Rezension: "Das Mädchen und der Träumer“ von Dacia Maraini

Man muss es gleich zu Beginn hervorheben: Dacia Maraini hat in dieser vielschichtigen Erzählung einen besonderen Ton getroffen, der einerseits tiefgründig, andererseits in gleichem Maße leicht und unbeschwert rüberkommt. Dadurch hebt er sich klar vom Massengeschäft ab und etabliert sich als eigene Spezies seiner Gattung. Außerdem ist es Maraini hervorragend gelungen, sofort (ohne konstruierte Umwege) ins Handlungsgeschehen einzusteigen, ihr schriftstellerisches Niveau über die gesamte Lesedauer konstant zu halten und ihren Roman, die Abarbeitung eines bedrückenden Themas, feinfühligen und ohne große Effekthascherei zu Ende zu erzählen.

Zudem lässt sie den Kern der Geschichte, das Rätsel um das Verschwundene Mädchen niemals aus den Augen und fokusiert sich stets auf das Wesentliche.
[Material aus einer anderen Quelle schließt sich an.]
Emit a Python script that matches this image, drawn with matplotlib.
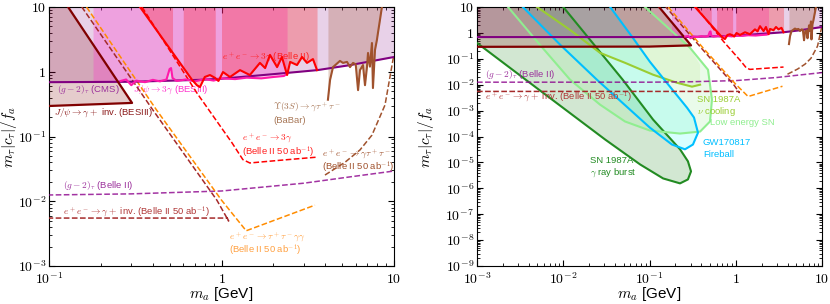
import numpy as np
import matplotlib.pyplot as plt
from matplotlib.ticker import FuncFormatter, LogLocator, NullFormatter

plt.rcParams['mathtext.fontset'] = 'cm'
plt.rcParams['font.family'] = ['Liberation Sans', 'DejaVu Sans']

# ── existing bounds ──────────────────────────────────────────────────────────
g2_cms_x = [1e-3, 0.1, 0.3, 0.75, 1.0, 2.3, 3.6, 5.6, 10]
g2_cms_y = [0.69, 0.69, 0.70, 0.75, 0.78, 0.95, 1.06, 1.27, 1.69]

besiii_inv_x = [1e-3, 0.1, 0.303, 0.129]
besiii_inv_y = [0.29, 0.296, 0.33, 10]

jpsi3g_x = [0.18, 0.26, 0.28, 0.30, 0.32, 0.36, 0.40, 0.44, 0.48, 0.50, 0.51, 0.52,
            0.55, 0.62, 0.70, 0.80, 0.90, 1.0, 1.2, 1.4, 1.7, 2.0, 2.3, 2.4]
jpsi3g_y = [0.70, 0.72, 0.76, 0.62, 0.73, 0.69, 0.75, 0.71, 0.76, 1.10, 1.14, 0.80,
            0.72, 0.76, 0.71, 0.77, 0.73, 0.79, 0.77, 0.81, 0.79, 0.83, 0.86, 0.93]

b2_3g_x = [0.337, 0.675, 0.72, 0.75, 0.80, 0.857, 0.92, 0.96, 1.02, 1.12, 1.28, 1.46,
           1.67, 1.79, 1.91, 2.10, 2.24, 2.40, 2.50, 2.74, 2.93, 3.13, 3.39, 3.58]
b2_3g_y = [10, 0.75, 0.62, 0.58, 0.83, 0.89, 0.80, 0.72, 0.99, 0.83, 1.06, 0.89,
           1.37, 1.14, 1.82, 1.18, 1.69, 0.89, 1.42, 1.27, 1.69, 1.37, 1.57, 1.06]
b2_3g_gaps = [(0.52, 0.60), (0.92, 1.00)]

babar_x = [4.14, 4.26, 4.43, 4.86, 5.06, 5.34, 5.56, 5.79, 6.0, 6.19, 6.35, 6.61,
           6.79, 6.97, 7.07, 7.25, 7.45, 7.55, 7.76, 7.96, 8.07, 8.29, 8.51]
babar_y = [0.37, 0.75, 1.18, 1.47, 1.37, 1.42, 1.18, 1.37, 1.30, 0.52, 1.06, 1.27,
           0.62, 1.18, 1.95, 1.20, 2.78, 0.56, 2.17, 3.09, 3.96, 6.3, 10]

# ── Belle II projections ─────────────────────────────────────────────────────
b2_g2_x = [1e-3, 0.1, 0.3, 1.0, 3.0, 5.5, 10]
b2_g2_y = [0.0125, 0.0125, 0.013, 0.0144, 0.019, 0.0237, 0.0293]

b2_inv_x = [1e-3, 1.08, 1.10, 0.94, 0.40, 0.155]
b2_inv_y = [0.0055, 0.0055, 0.00495, 0.0104, 0.257, 10]

tautau_x = [0.165, 0.42, 1.0, 1.39, 3.48]
tautau_y = [10, 0.257, 0.0104, 0.0035, 0.0087]

b2_3g50_x = [0.346, 0.72, 1.15, 1.33, 1.46, 2.2, 3.58]
b2_3g50_y = [10, 0.47, 0.08, 0.044, 0.039, 0.043, 0.048]

gtt_x = [3.98, 5.2, 6.35, 7.45, 8.87, 9.86, 10]
gtt_y = [0.0254, 0.040, 0.062, 0.105, 0.307, 1.52, 1.8]

# ── astrophysical bounds (right panel) ───────────────────────────────────────
sn_gamma_x = [1e-3, 5.4e-3, 0.0305, 0.078, 0.144, 0.226, 0.279, 0.303, 0.279, 0.226,
              0.11, 0.049, 0.01]
sn_gamma_y = [0.41, 5.9e-3, 7.7e-5, 8.3e-6, 2.4e-6, 1.55e-6, 2.2e-6, 4.5e-6, 1.1e-5,
              3.2e-5, 4.5e-4, 0.0155, 10]

gw_x = [3.4e-3, 9.2e-3, 0.0246, 0.101, 0.182, 0.258, 0.319, 0.365, 0.328, 0.272,
        0.173, 0.101, 0.064, 0.035]
gw_y = [10, 0.35, 0.0155, 2.2e-4, 4.9e-5, 3.2e-5, 4.9e-5, 1.4e-4, 5.4e-4, 1.3e-3,
        8.3e-3, 0.077, 0.65, 10]

lesn_x = [2.29e-3, 5.37e-3, 0.012, 0.0267, 0.052, 0.101, 0.226, 0.386, 0.503, 0.53,
          0.477, 0.295, 0.151, 0.0887]
lesn_y = [10, 0.345, 0.0156, 1.7e-3, 3.8e-4, 1.7e-4, 1.3e-4, 1.55e-4, 3.8e-4, 2.65e-3,
          0.0377, 0.265, 2.03, 10]

nucool_x = [4.97e-3, 0.012, 0.0267, 0.052, 0.110, 0.208, 0.311, 0.386, 0.386, 0.258, 0.132]
nucool_y = [10, 1.30, 0.170, 0.070, 0.0243, 0.0119, 8.4e-3, 0.01, 0.059, 0.54, 10]

TOP = 10


def fill_above(ax, x, y, gaps=(), **kw):
    """Fill from curve up to the top of the plot, optionally skipping mass windows."""
    x, y = np.asarray(x), np.asarray(y)
    lx, ly = np.log10(x), np.log10(y)
    edges = [x[0]] + [g for pair in gaps for g in pair] + [x[-1]]
    for a, b in zip(edges[0::2], edges[1::2]):
        m = (x > a) & (x < b)
        xs = np.concatenate([[a], x[m], [b]])
        ys = 10 ** np.interp(np.log10(xs), lx, ly)
        ax.fill_between(xs, ys, TOP, lw=0, **kw)


def draw_astro(ax):
    ax.fill(sn_gamma_x + [1e-3], sn_gamma_y + [TOP], color='forestgreen', alpha=0.2, lw=0, zorder=1)
    ax.plot(sn_gamma_x, sn_gamma_y, color='forestgreen', lw=1.5, zorder=3)
    ax.fill(nucool_x, nucool_y, color='yellowgreen', alpha=0.12, lw=0, zorder=1)
    ax.plot(nucool_x[:8], nucool_y[:8], color='yellowgreen', lw=1.5, zorder=3)
    ax.fill(lesn_x, lesn_y, color='lightgreen', alpha=0.18, lw=0, zorder=1)
    ax.plot(lesn_x, lesn_y, color='lightgreen', lw=1.5, zorder=3)
    ax.fill(gw_x, gw_y, color='cyan', alpha=0.15, lw=0, zorder=1)
    ax.plot(gw_x, gw_y, color='deepskyblue', lw=1.5, zorder=3)


def draw_common(ax):
    # existing bounds
    ax.fill_between(g2_cms_x, g2_cms_y, TOP, color='purple', alpha=0.18, lw=0, zorder=2)
    ax.fill(besiii_inv_x + [1e-3], besiii_inv_y + [TOP], color='maroon', alpha=0.2, lw=0, zorder=2)
    fill_above(ax, jpsi3g_x, jpsi3g_y, color='#ff33cc', alpha=0.3, zorder=2)
    fill_above(ax, b2_3g_x, b2_3g_y, gaps=b2_3g_gaps, color='red', alpha=0.25, zorder=2)
    fill_above(ax, babar_x, babar_y, color='sienna', alpha=0.26, zorder=2)

    ax.plot(g2_cms_x, g2_cms_y, color='purple', lw=1.5, zorder=5)
    ax.plot(besiii_inv_x, besiii_inv_y, color='maroon', lw=1.6, zorder=5)
    ax.plot(jpsi3g_x[1:], jpsi3g_y[1:], color='#ff1aaa', lw=1.5, zorder=5)
    ax.plot(b2_3g_x, b2_3g_y, color='red', lw=1.5, zorder=6)
    ax.plot(babar_x, babar_y, color='sienna', lw=1.5, zorder=5)

    # Belle II projections
    ax.plot(b2_g2_x, b2_g2_y, '--', color='darkmagenta', lw=1.1, zorder=4, alpha=0.8)
    ax.plot(b2_inv_x, b2_inv_y, '--', color='brown', lw=1.1, zorder=4)
    ax.plot(tautau_x, tautau_y, '--', color='darkorange', lw=1.1, zorder=4)
    ax.plot(b2_3g50_x, b2_3g50_y, '--', color='red', lw=1.1, zorder=4)
    ax.plot(gtt_x, gtt_y, '--', color='sienna', lw=1.1, zorder=4)


def fmt(v, pos):
    e = int(round(np.log10(v)))
    if e == 0:
        return '$1$'
    if e == 1:
        return '$10$'
    return '$10^{%d}$' % e


def style(ax, xlim, ylim, ylab_x):
    ax.set_xscale('log'); ax.set_yscale('log')
    ax.set_xlim(*xlim); ax.set_ylim(*ylim)
    ax.xaxis.set_major_locator(LogLocator(base=10, numticks=20))
    ax.yaxis.set_major_locator(LogLocator(base=10, numticks=20))
    ax.xaxis.set_minor_locator(LogLocator(base=10, subs=np.arange(2, 10), numticks=20))
    ax.yaxis.set_minor_locator(LogLocator(base=10, subs=np.arange(2, 10), numticks=20))
    ax.xaxis.set_major_formatter(FuncFormatter(fmt))
    ax.yaxis.set_major_formatter(FuncFormatter(fmt))
    ax.xaxis.set_minor_formatter(NullFormatter())
    ax.yaxis.set_minor_formatter(NullFormatter())
    ax.tick_params(which='both', direction='in', top=True, right=True, labelsize=10, pad=2)
    ax.tick_params(axis='x', which='both', pad=4)
    ax.tick_params(which='major', length=4)
    ax.tick_params(which='minor', length=2)
    ax.set_xlabel(r'$m_a$ [GeV]', fontsize=11, labelpad=-1.5)
    ax.set_ylabel(r'$m_\tau|c_\tau|/f_a$', fontsize=11)
    ax.yaxis.set_label_coords(ylab_x, 0.5)


fig = plt.figure(figsize=(8.3, 3.04), dpi=100)
ax1 = fig.add_axes([49 / 830, 1 - 266 / 304, 345 / 830, 259 / 304])
ax2 = fig.add_axes([477 / 830, 1 - 266 / 304, 345 / 830, 259 / 304])

draw_astro(ax2)
for ax in (ax1, ax2):
    draw_common(ax)
style(ax1, (0.1, 10), (1e-3, 10), -0.088)
style(ax2, (1e-3, 10), (1e-9, 10), -0.12)

fs = 6.8
ab = r'(Belle II 50 ab$^{-1}$)'
# left panel labels
ax1.text(0.111, 0.54, r'$(g-2)_\tau$ (CMS)', color='#9b309b', fontsize=fs, va='center')
ax1.text(0.107, 0.23, r'$J/\psi\to\gamma+$ inv. (BESIII)', color='#8b1a1a', fontsize=fs, va='center')
ax1.text(0.307, 0.52, r'$J/\psi\to3\gamma$ (BESIII)', color='#ff33cc', fontsize=fs, va='center')
ax1.text(1.0, 1.69, r'$e^+e^-\to3\gamma$ (Belle II)', color='#ff2020', fontsize=fs, va='center')
ax1.text(1.99, 0.28, r'$\Upsilon(3S)\to\gamma\tau^+\tau^-$', color='#a87858', fontsize=fs, va='center')
ax1.text(1.99, 0.175, '(BaBar)', color='#a87858', fontsize=fs, va='center')
ax1.text(1.31, 0.095, r'$e^+e^-\to3\gamma$', color='#ff2020', fontsize=fs, va='center')
ax1.text(1.31, 0.058, ab, color='#ff2020', fontsize=fs, va='center')
ax1.text(3.83, 0.054, r'$e^+e^-\to\gamma\tau^+\tau^-$', color='#a0522d', fontsize=fs, va='center')
ax1.text(3.83, 0.033, ab, color='#a0522d', fontsize=fs, va='center')
ax1.text(0.12, 0.0178, r'$(g-2)_\tau$ (Belle II)', color='#9b309b', fontsize=fs, va='center')
ax1.text(0.12, 0.0068, r'$e^+e^-\to\gamma+$ inv. ' + ab, color='#b03838', fontsize=fs, va='center')
ax1.text(1.10, 0.0028, r'$e^+e^-\to\tau^+\tau^-\gamma\gamma$', color='#ffa040', fontsize=fs, va='center')
ax1.text(1.10, 0.00172, ab, color='#ffa040', fontsize=fs, va='center')

# right panel labels
ax2.text(1.24e-3, 0.0243, r'$(g-2)_\tau$ (Belle II)', color='#9b309b', fontsize=fs, va='center')
ax2.text(1.24e-3, 3.16e-3, r'$e^+e^-\to\gamma+$ inv. ' + ab, color='#b03838', fontsize=fs, va='center')
ax2.text(0.356, 2.65e-3, 'SN 1987A', color='yellowgreen', fontsize=fs, va='center')
ax2.text(0.356, 9.1e-4, r'$\nu$ cooling', color='yellowgreen', fontsize=fs, va='center')
ax2.text(0.503, 3.5e-4, 'Low energy SN', color='lightgreen', fontsize=fs, va='center')
ax2.text(0.417, 5.9e-5, 'GW170817', color='deepskyblue', fontsize=fs, va='center')
ax2.text(0.417, 2.0e-5, 'Fireball', color='deepskyblue', fontsize=fs, va='center')
ax2.text(0.0204, 1.2e-5, 'SN 1987A', color='forestgreen', fontsize=fs, va='center')
ax2.text(0.0204, 4.1e-6, r'$\gamma$ ray burst', color='forestgreen', fontsize=fs, va='center')

fig.savefig('out.png', dpi=100)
In Sachen Charakterisierung der Figuren hat sich die Autorin ebenfalls eine intelligente Herangehensweise überlegt: Ständig - vor allem zu Beginn deutlich spürbar - lässt sie ihren Protagonisten über Suggestivfragen in Selbstmitleid aufgehen, lässt ihn relativ häufig innere Monologe führen, produziert damit jede Menge Selbstzweifel, und schürt schlussendlich, einen immerwährenden Kampf mit sich selbst. Das Interessante dabei: Maraini versucht stets die Suche nach dem verschwundenen Mädchen in den Mittelpunkt zu stellen und baut sämtliche Nebenhandlungen um den Kern der Geschichte auf.


Fazit:


Dacia Maraini - eine mir vollkommen unbekante Autorin - hat mit ihrem Roman „Das Mädchen und der Träumer“, einen durch und durch finsteren, bis ins Mark erschütternden Roman geschrieben, der die Schattenseiten der Einsamkeit aus einer ganz speziellen Perspektive beleuchtet. Außerdem gibt sie einigen wichtigen Themen wie z.b.: den allgegenwärtigen Glaubenskonflikten, den auf der Welt herrschenden Rassenproblemen,...die Chance, sich Luft zu verschaffen. Mittel zum Zweck ist ihr - im positivem Sinne - bemitleidenswerter Protagonist Nani Sapienza, der durch seine ‚Ich-Erzählstruktur‘ unfassbar viele Einblicke gewährt, oben angeführte Themenschwerpunkte als Lehrerdasein aufarbeitet und somit als Dreh- und Angelpunkt der Geschichte auftritt.


Lange Rede kurzer Sinn: Diese Story ist richtig stark. Melancholisch, düster, feindselig und vor allem extrem spannend.


Ganz klare Empfehlung!!!


Inhaltsangabe:


Träume sind Bruchstücke einer Wirklichkeit. Das weiß der Lehrer Nani Sapienza, als er von einem Mädchen träumt, das seiner verstorbenen Tochter ähnlich sieht. Nachdem er am Morgen danach von der vermissten Lucia im Radio hört, ist er überzeugt, dass sie ihm im Traum erschienen ist. Lucia ist spurlos verschwunden, und nach Wochen der vergeblichen Suche geben Polizei und Eltern auf. Nur Nani hört nicht mit seinen Schlussfolgerungen und besessenen Nachforschungen auf und zieht den Argwohn der Kleinstadt auf sich – aber seine Schüler der vierten Grundschulklasse, die nie genug von den wundersamen Erzählungen ihres Lehrers bekommen, bringt er zum Nachdenken. Die Suche nach Lucia wird bald zu einer Suche nach sich selbst.